=== Data section ===

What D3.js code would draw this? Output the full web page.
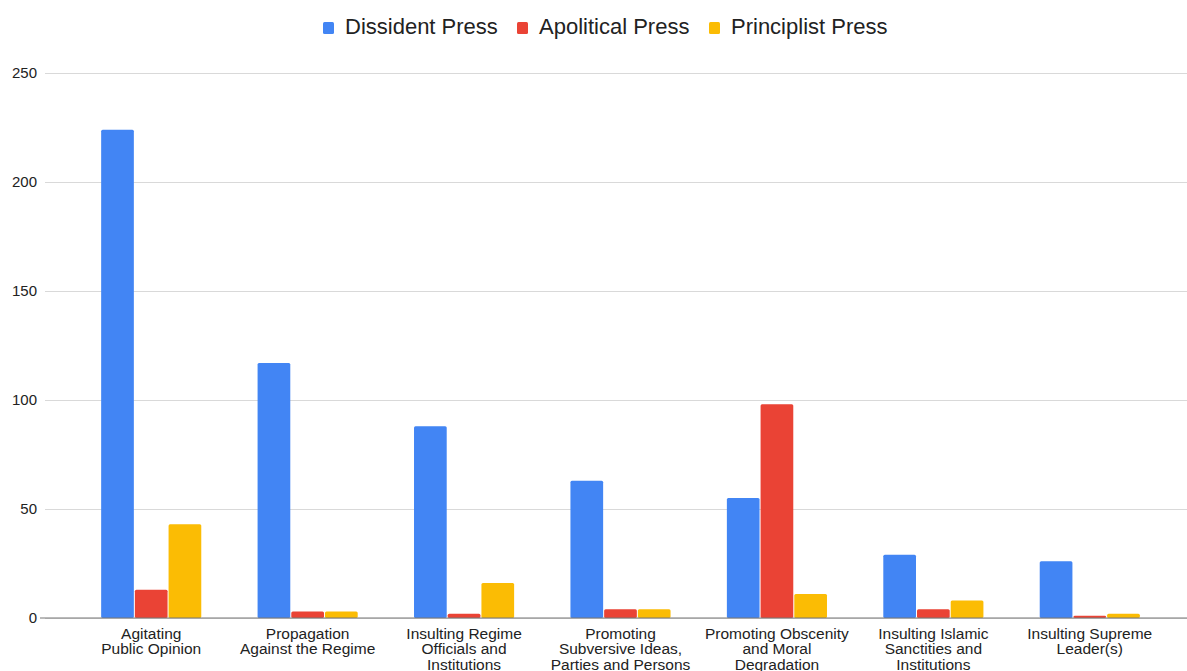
<!DOCTYPE html>
<html>
<head>
<meta charset="utf-8">
<script src="https://cdn.jsdelivr.net/npm/d3@7"></script>
<style>
  body { margin: 0; background: #fff; }
  svg { font-family: "Liberation Sans", Arial, sans-serif; }
</style>
</head>
<body>
<svg id="chart" width="1187" height="671"></svg>
<script>
var categories = [
    ["Agitating", "Public Opinion"],
    ["Propagation", "Against the Regime"],
    ["Insulting Regime", "Officials and", "Institutions"],
    ["Promoting", "Subversive Ideas,", "Parties and Persons"],
    ["Promoting Obscenity", "and Moral", "Degradation"],
    ["Insulting Islamic", "Sanctities and", "Institutions"],
    ["Insulting Supreme", "Leader(s)"]
];
var series_names = ["Dissident Press", "Apolitical Press", "Principlist Press"];
var series_colors = ["#4285f4", "#ea4335", "#fbbc04"];
var dissident = [224, 117, 88, 63, 55, 29, 26];
var apolitical = [13, 3, 2, 4, 98, 4, 1];
var principlist = [43, 3, 16, 4, 11, 8, 2];
var y_ticks = [0, 50, 100, 150, 200, 250];

var svg = d3.select("#chart");
var all_series = [dissident, apolitical, principlist];

var x = d3.scaleBand()
    .domain(d3.range(categories.length))
    .range([73, 1168])
    .paddingInner(0.36)
    .paddingOuter(0.18);

var x_inner = d3.scaleBand()
    .domain(d3.range(series_names.length))
    .range([0, x.bandwidth()])
    .paddingInner(0.03);

var y = d3.scaleLinear().domain([0, 250]).range([618, 73]);

// grid lines + y labels
var y_axis = d3.axisLeft(y).tickValues(y_ticks).tickSize(-1142).tickPadding(8);
var gy = svg.append("g").attr("transform", "translate(45,0)").call(y_axis);
gy.select(".domain").remove();
gy.selectAll(".tick line").attr("stroke", "#d9d9d9").attr("stroke-width", 1);
gy.selectAll(".tick text")
    .attr("font-size", 15)
    .attr("fill", "#222")
    .attr("x", -8);

// bars
var groups = svg.append("g").selectAll("g")
    .data(categories)
    .enter()
    .append("g")
    .attr("transform", function (d, i) { return "translate(" + x(i) + ",0)"; });

groups.selectAll("rect")
    .data(function (d, i) {
        return all_series.map(function (s, k) { return { k: k, v: s[i] }; });
    })
    .enter()
    .append("rect")
    .attr("x", function (d) { return x_inner(d.k); })
    .attr("y", function (d) { return y(d.v); })
    .attr("width", x_inner.bandwidth())
    .attr("height", function (d) { return y(0) - y(d.v); })
    .attr("rx", 1.5)
    .attr("fill", function (d) { return series_colors[d.k]; });

// baseline
svg.append("line")
    .attr("x1", 40).attr("x2", 1187)
    .attr("y1", y(0)).attr("y2", y(0))
    .attr("stroke", "#777").attr("stroke-width", 1.2);

// category labels
var labels = svg.append("g").selectAll("text")
    .data(categories)
    .enter()
    .append("text")
    .attr("x", function (d, i) { return x(i) + x.bandwidth() / 2; })
    .attr("y", 639)
    .attr("text-anchor", "middle")
    .attr("font-size", 15.5)
    .attr("fill", "#222");

labels.selectAll("tspan")
    .data(function (d) { return d; })
    .enter()
    .append("tspan")
    .attr("x", function () { return d3.select(this.parentNode).attr("x"); })
    .attr("dy", function (d, j) { return j == 0 ? 0 : 15.3; })
    .text(function (d) { return d; });

// legend
var legend_x = [323, 517, 709];
var legend = svg.append("g").selectAll("g")
    .data(series_names)
    .enter()
    .append("g")
    .attr("transform", function (d, i) { return "translate(" + legend_x[i] + ",22)"; });

legend.append("rect")
    .attr("width", 11).attr("height", 12).attr("y", 0).attr("rx", 1.5)
    .attr("fill", function (d, i) { return series_colors[i]; });

legend.append("text")
    .attr("x", 22).attr("y", 12)
    .attr("font-size", 22)
    .attr("fill", "#222")
    .text(function (d) { return d; });
</script>
</body>
</html>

===

Write out each line of the data exactly; the images should be left out.

What D3.js code would draw this? Output the full web page.
<!DOCTYPE html>
<html>
<head>
<meta charset="utf-8">
<script src="https://cdn.jsdelivr.net/npm/d3@7"></script>
<style>
  body { margin: 0; background: #fff; }
  svg { font-family: "Liberation Sans", Arial, sans-serif; }
</style>
</head>
<body>
<svg id="chart" width="1187" height="671"></svg>
<script>
var categories = [
    ["Agitating", "Public Opinion"],
    ["Propagation", "Against the Regime"],
    ["Insulting Regime", "Officials and", "Institutions"],
    ["Promoting", "Subversive Ideas,", "Parties and Persons"],
    ["Promoting Obscenity", "and Moral", "Degradation"],
    ["Insulting Islamic", "Sanctities and", "Institutions"],
    ["Insulting Supreme", "Leader(s)"]
];
var series_names = ["Dissident Press", "Apolitical Press", "Principlist Press"];
var series_colors = ["#4285f4", "#ea4335", "#fbbc04"];
var dissident = [224, 117, 88, 63, 55, 29, 26];
var apolitical = [13, 3, 2, 4, 98, 4, 1];
var principlist = [43, 3, 16, 4, 11, 8, 2];
var y_ticks = [0, 50, 100, 150, 200, 250];

var svg = d3.select("#chart");
var all_series = [dissident, apolitical, principlist];

var x = d3.scaleBand()
    .domain(d3.range(categories.length))
    .range([73, 1168])
    .paddingInner(0.36)
    .paddingOuter(0.18);

var x_inner = d3.scaleBand()
    .domain(d3.range(series_names.length))
    .range([0, x.bandwidth()])
    .paddingInner(0.03);

var y = d3.scaleLinear().domain([0, 250]).range([618, 73]);

// grid lines + y labels
var y_axis = d3.axisLeft(y).tickValues(y_ticks).tickSize(-1142).tickPadding(8);
var gy = svg.append("g").attr("transform", "translate(45,0)").call(y_axis);
gy.select(".domain").remove();
gy.selectAll(".tick line").attr("stroke", "#d9d9d9").attr("stroke-width", 1);
gy.selectAll(".tick text")
    .attr("font-size", 15)
    .attr("fill", "#222")
    .attr("x", -8);

// bars
var groups = svg.append("g").selectAll("g")
    .data(categories)
    .enter()
    .append("g")
    .attr("transform", function (d, i) { return "translate(" + x(i) + ",0)"; });

groups.selectAll("rect")
    .data(function (d, i) {
        return all_series.map(function (s, k) { return { k: k, v: s[i] }; });
    })
    .enter()
    .append("rect")
    .attr("x", function (d) { return x_inner(d.k); })
    .attr("y", function (d) { return y(d.v); })
    .attr("width", x_inner.bandwidth())
    .attr("height", function (d) { return y(0) - y(d.v); })
    .attr("rx", 1.5)
    .attr("fill", function (d) { return series_colors[d.k]; });

// baseline
svg.append("line")
    .attr("x1", 40).attr("x2", 1187)
    .attr("y1", y(0)).attr("y2", y(0))
    .attr("stroke", "#777").attr("stroke-width", 1.2);

// category labels
var labels = svg.append("g").selectAll("text")
    .data(categories)
    .enter()
    .append("text")
    .attr("x", function (d, i) { return x(i) + x.bandwidth() / 2; })
    .attr("y", 639)
    .attr("text-anchor", "middle")
    .attr("font-size", 15.5)
    .attr("fill", "#222");

labels.selectAll("tspan")
    .data(function (d) { return d; })
    .enter()
    .append("tspan")
    .attr("x", function () { return d3.select(this.parentNode).attr("x"); })
    .attr("dy", function (d, j) { return j == 0 ? 0 : 15.3; })
    .text(function (d) { return d; });

// legend
var legend_x = [323, 517, 709];
var legend = svg.append("g").selectAll("g")
    .data(series_names)
    .enter()
    .append("g")
    .attr("transform", function (d, i) { return "translate(" + legend_x[i] + ",22)"; });

legend.append("rect")
    .attr("width", 11).attr("height", 12).attr("y", 0).attr("rx", 1.5)
    .attr("fill", function (d, i) { return series_colors[i]; });

legend.append("text")
    .attr("x", 22).attr("y", 12)
    .attr("font-size", 22)
    .attr("fill", "#222")
    .text(function (d) { return d; });
</script>
</body>
</html>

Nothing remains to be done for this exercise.